Mar 192013

clip_image002Editor’s Note: In front of the cameras—and behind

By Chit Estella

March 7, 2007


IN THE film “Broadcast News,” the character of Albert Brooks strives mightily to understand why he could not be a television news anchor. His sympathetic rival—the then young and dashing William Hurt—tries to help the stocky and unremarkable-looking Brooks by showing him how to wear a suit and comport himself while delivering the news.

But, alas, even a crash course in camera projection could not save Brooks. He simply did not look good enough for television.

These days, the unspoken and accepted rule is you have to be good-looking to be on TV. Local journalists call it “face value.”

Certainly, there are exceptions to that cruel rule. A reassuring mien and a familiar voice can seem to help viewers forget that they are looking at a face that is less than extraordinary.

Even those blessed with a pretty face, however, cannot rest easy. As a cosmetic advertisement says, one has to look “flawless.” And that is what news anchors try to be.

In this issue of PJR Reports, an article goes into a little-known aspect of news program production: dressing up the news readers. One would think that hair, makeup, and clothes would be a more pressing concern for showbiz people—those who intermittently thank “Fanny for my hair” and Dr. Vicky Belo for you-all-know-what, as soon as the cameras start rolling. But look closely at the closing credits of the news and see that news anchors also have some people to thank for the way they look. At a time when giant networks flaunt their power, a viewer will have to be forgiven for wondering, “Can’t they take care of Korina’s clothes?” Or Mike Enriquez’s suits? Why depend on advertisers for these things? Is that the way the CNN and the BBC or even that Dating Daan station do it?

Anyway… most journalists are not burdened by the kind of demand and expectation that news anchors are made to bear. Those who work behind the scene, or behind the cameras, are a good example. Photojournalists are easily the scruffiest bunch to inhabit the world of media.

But they are among the hardest-working. Theirs is a job that is judged by output—and output alone. Yet they are perhaps the most neglected members of the press. The issues that concern Filipino news photographers are discussed by freelance journalist Luz Rimban and by photojournalist Mike Perez who wrote a story that is almost painful in its lightheartedness.

In this issue, too, PJR Reports announces its media monitoring project for the elections. This is the contribution of the Center for Media Freedom and Responsibility (CMFR) to the quest for clean elections. By looking over the shoulders of those who cover the news, the CMFR hopes to help bring about a more vigilant and responsive press.

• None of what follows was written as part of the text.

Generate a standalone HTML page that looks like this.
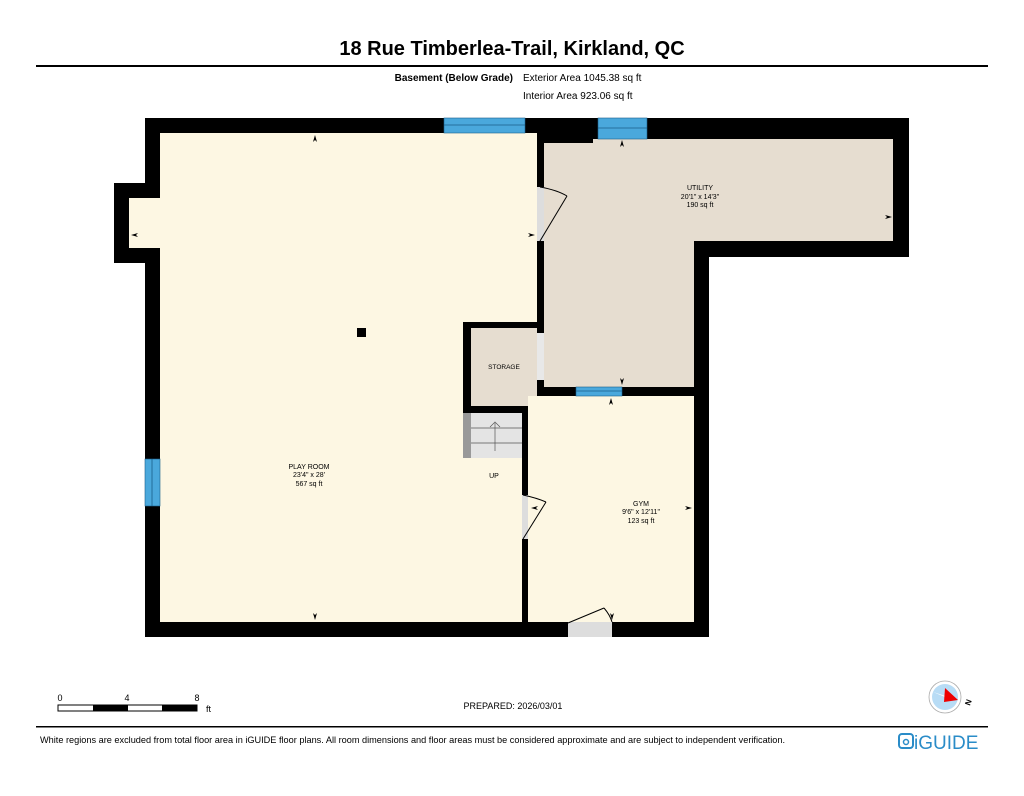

The country, it seems, does need a lot of watching over.  Prof. Philip Alston, the United Nations special rapporteur for extrajudicial killings, was in town recently to see for himself the situation regarding human rights. He had a mouthful to say to the government. So did the Reporters Without Borders which assessed the condition of the Philippine press in its annual report.

Such are the sights and sounds of summer.